Would you transcribe the whole listing exactly, minus its pictures?

* begin *

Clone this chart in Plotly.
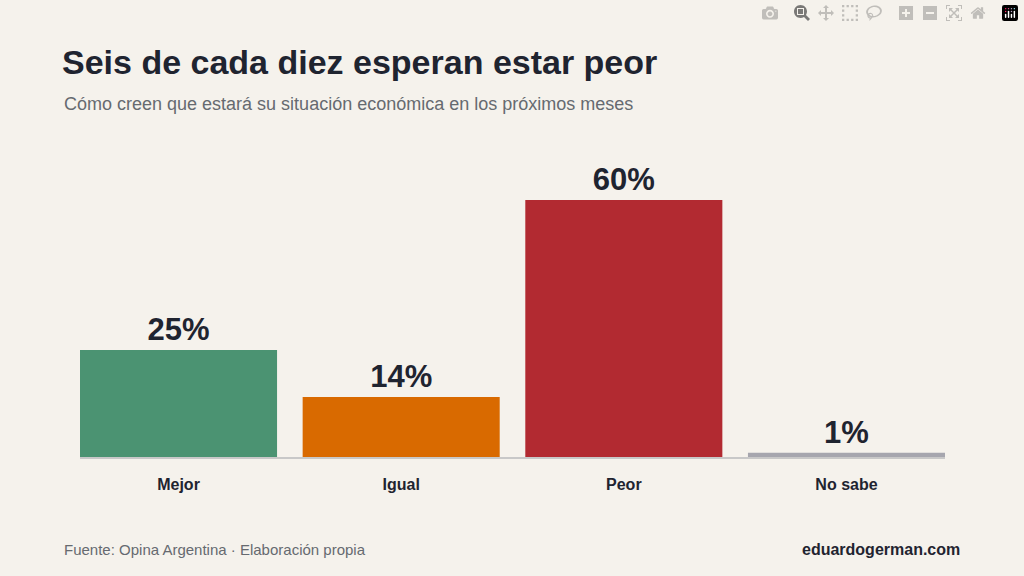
import plotly.graph_objects as go

categories = ["Mejor", "Igual", "Peor", "No sabe"]
values = [25, 14, 60, 1]
labels = ["25%", "14%", "60%", "1%"]
colors = ["#4b9372", "#d96a00", "#b22a31", "#a6a6ae"]

F = "Liberation Sans, Arial, sans-serif"
fig = go.Figure(go.Bar(
    x=categories, y=values, marker=dict(color=colors, line=dict(width=0)),
    text=["<b>" + l + "</b>" for l in labels], textposition="outside", cliponaxis=False,
    textfont=dict(family=F, size=31, color="#1f2430"),
))
fig.update_layout(
    width=1024, height=576,
    paper_bgcolor="#f5f2ec", plot_bgcolor="#f5f2ec",
    margin=dict(l=80, r=79, t=150, b=119),
    bargap=0.115, showlegend=False,
    font=dict(family=F),
    title=dict(text="<b>Seis de cada diez esperan estar peor</b>", x=62/1024, xanchor="left",
               y=1-62/576, yanchor="middle", xref="container", yref="container",
               font=dict(size=34, color="#1f2430", family=F)),
    xaxis=dict(showgrid=False, showline=True, linecolor="#c8c8c8", linewidth=2,
               range=[-0.4425, 3.4425],
               tickmode="array", tickvals=categories, ticktext=["<b>" + c + "</b>" for c in categories],
               tickfont=dict(size=16, color="#1f2430", family=F),
               ticks="", ticklabelstandoff=12),
    yaxis=dict(visible=False, range=[0, 71.7]),
    annotations=[
        dict(text="Cómo creen que estará su situación económica en los próximos meses", xref="paper", yref="paper",
             x=-18/865, y=1 + 46/307, xanchor="left", yanchor="middle", showarrow=False,
             font=dict(size=18, color="#666a70")),
        dict(text="Fuente: Opina Argentina · Elaboración propia", xref="paper", yref="paper",
             x=-18/865, y=-92/307, xanchor="left", yanchor="middle", showarrow=False,
             font=dict(size=15, color="#666a70")),
        dict(text="<b>eduardogerman.com</b>", xref="paper", yref="paper",
             x=1 + 17/865, y=-92/307, xanchor="right", yanchor="middle", showarrow=False,
             font=dict(size=16, color="#1f2430")),
    ],
)
fig.write_html("out.html", post_script="document.body.style.margin='0';document.body.style.background='#f5f2ec';")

* end *

◆ **FINISHED TASK**
Clone this chart in Plotly.
import plotly.graph_objects as go

categories = ["Mejor", "Igual", "Peor", "No sabe"]
values = [25, 14, 60, 1]
labels = ["25%", "14%", "60%", "1%"]
colors = ["#4b9372", "#d96a00", "#b22a31", "#a6a6ae"]

F = "Liberation Sans, Arial, sans-serif"
fig = go.Figure(go.Bar(
    x=categories, y=values, marker=dict(color=colors, line=dict(width=0)),
    text=["<b>" + l + "</b>" for l in labels], textposition="outside", cliponaxis=False,
    textfont=dict(family=F, size=31, color="#1f2430"),
))
fig.update_layout(
    width=1024, height=576,
    paper_bgcolor="#f5f2ec", plot_bgcolor="#f5f2ec",
    margin=dict(l=80, r=79, t=150, b=119),
    bargap=0.115, showlegend=False,
    font=dict(family=F),
    title=dict(text="<b>Seis de cada diez esperan estar peor</b>", x=62/1024, xanchor="left",
               y=1-62/576, yanchor="middle", xref="container", yref="container",
               font=dict(size=34, color="#1f2430", family=F)),
    xaxis=dict(showgrid=False, showline=True, linecolor="#c8c8c8", linewidth=2,
               range=[-0.4425, 3.4425],
               tickmode="array", tickvals=categories, ticktext=["<b>" + c + "</b>" for c in categories],
               tickfont=dict(size=16, color="#1f2430", family=F),
               ticks="", ticklabelstandoff=12),
    yaxis=dict(visible=False, range=[0, 71.7]),
    annotations=[
        dict(text="Cómo creen que estará su situación económica en los próximos meses", xref="paper", yref="paper",
             x=-18/865, y=1 + 46/307, xanchor="left", yanchor="middle", showarrow=False,
             font=dict(size=18, color="#666a70")),
        dict(text="Fuente: Opina Argentina · Elaboración propia", xref="paper", yref="paper",
             x=-18/865, y=-92/307, xanchor="left", yanchor="middle", showarrow=False,
             font=dict(size=15, color="#666a70")),
        dict(text="<b>eduardogerman.com</b>", xref="paper", yref="paper",
             x=1 + 17/865, y=-92/307, xanchor="right", yanchor="middle", showarrow=False,
             font=dict(size=16, color="#1f2430")),
    ],
)
fig.write_html("out.html", post_script="document.body.style.margin='0';document.body.style.background='#f5f2ec';")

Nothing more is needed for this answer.